Le maire d’une commune poitevine [2] prend un arrêté interdisant la circulation des véhicules à moteur sur le tronçon d’un chemin rural fréquentée par les randonneurs. L’interdiction ne s’applique pas cependant aux véhicules à usage agricole, aux véhicules de secours ainsi qu’aux "véhicules utilisés pour des missions de service public " et "aux véhicules utilisés à des fins professionnelles de recherche, d’exploitation ou d’entretien des espaces naturels". Pour s’assurer de l’effectivité de la mesure de police, le maire prévoit dans l’arrêté que soit déposé un rocher.
Un riverain dont l’habitation est desservie par ledit chemin conteste devant le juge des référés une telle mesure en invoquant une atteinte au libre accès à sa propriété.
Il est débouté sur ce point. En effet le requérant n’a pas été privé de tout accès en voiture à son domicile du fait de l’interdiction édictée à l’article 1er de l’arrêté municipal litigieux :
"la circonstance que le respect de cette interdiction se traduise pour lui par une limitation de son droit de circuler lui occasionnant une gêne ne suffit pas à caractériser une situation d’urgence justifiant la nécessité pour lui de bénéficier à très bref délai, de ce seul fait, d’une mesure de la nature de celles qui peuvent être ordonnées sur le fondement de l’article L. 521-2 du code de justice administrative".

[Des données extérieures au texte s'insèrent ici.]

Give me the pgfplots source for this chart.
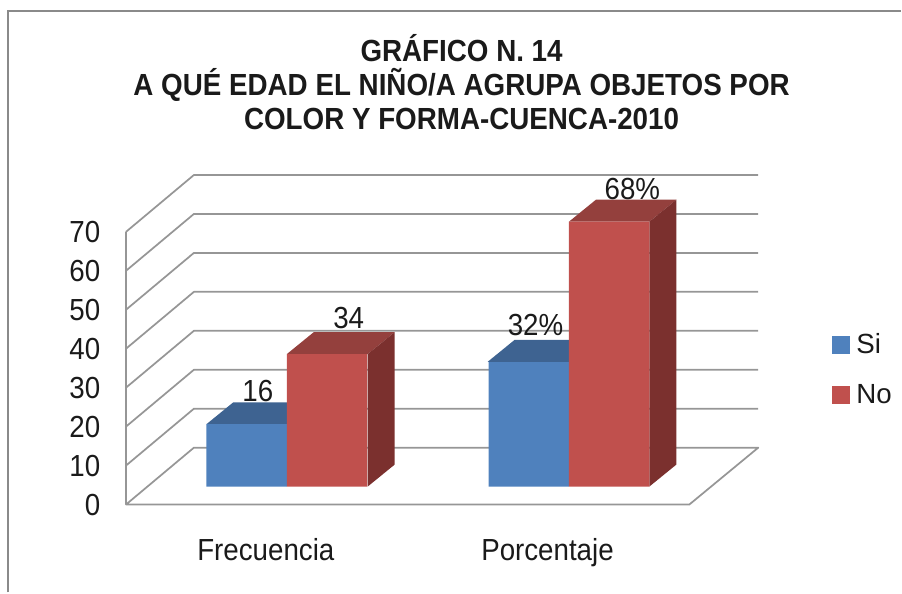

En revanche le dépôt du rocher a pour effet d’empêcher physiquement le passage des véhicules à moteur à quatre roues, y compris ceux auxquels l’interdiction de circuler ne s’applique pas, en particulier les véhicules de secours. De fait si l’accès au tronçon du chemin concerné est possible pour des véhicules à quatre roues de tourisme ou, plus difficilement, pour des véhicules utilitaires légers, y compris une ambulance, il apparaît impossible pour des véhicules de lutte contre l’incendie.
Sur ce point la suspension de la mesure par le juge des référés est bien justifiée :
"la mesure consistant à interdire, au moyen du dépôt d’un rocher, tout accès par des véhicules à quatre roues (...) une mesure excessive au regard de l’objectif recherché qui est la tranquillité et la sécurité des randonneurs qui empruntent le sentier de grande randonnée dont le tronçon en cause constitue un élément."